"Foxcatcher" est un film assez étonnant dans son ensemble, car il joue sur les silences, les non-dits, le mystère permanent, une atmosphère glaçante et une mise en scène redoutablement classique, se refusant à utiliser des artifices ou bien une overdose de musiques et de dialogues explicatifs lourds. Ces choix narratifs, déconcertants au début, s'avèrent efficaces, malgré un démarrage trop long et quelques lenteurs ici et là dans le récit. Au niveau du scénario, structuré en 3 temps
(la complicité naissante et paternelle entre Mark et John, l'aspect possessif et illusoire de cette relation, la destruction psychologique des 2 hommes)

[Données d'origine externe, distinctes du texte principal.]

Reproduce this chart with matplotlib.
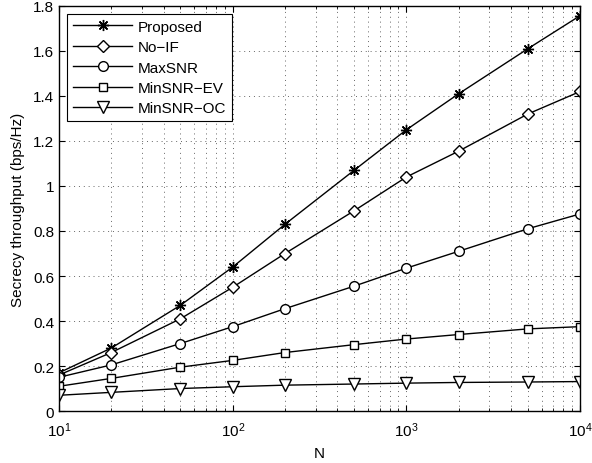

, le film aborde intelligemment une multitude de thématiques passionnantes
(la lutte à la notoriété faible voire nulle, le besoin de l'Amérique d'avoir des héros, l'influence néfaste d'une mère qui rabaisse sans cesse son fils, les folies permises par le trop-plein d'argent, le rêve américain brisé, l’ambiguïté sur l'homosexualité de Mark et John difficilement révélable à cette époque et donc contenue)
, le tout dans un petit jeu habile de manipulation
(celle de faire croire que John est un gentil et que Dave supervise son frère pour mieux s'assurer qu'il restera de niveau inférieur, alors qu'en réalité c'est tout l'inverse)
donnant des scènes flippantes
(le vélo, la mère qui assiste à l'entraînement, les négociations, le meurtre brutal et froid de Dave par John, etc...)
. La qualité du film réside aussi dans la prestation XXL de Steve Carell, sorte d'ombre omniprésente, silencieuse, glaçante, lunatique, cachant systématiquement ce qu'il pense et au profil effrayant
(le nez est monstrueux, le visage est marqué)
. Du côté des 2 lutteurs, j'ai préféré l'excellent Mark Ruffalo, lui aussi transformé, à Channing Tatum, pas toujours très expressif. Au final, en dépit de soucis de rythme, "Foxcatcher" est un film brillant dans sa façon de raconter les motivations troubles et perverses de John et les conséquences de celles-ci sur la carrière et la vie de 2 frangins lutteurs.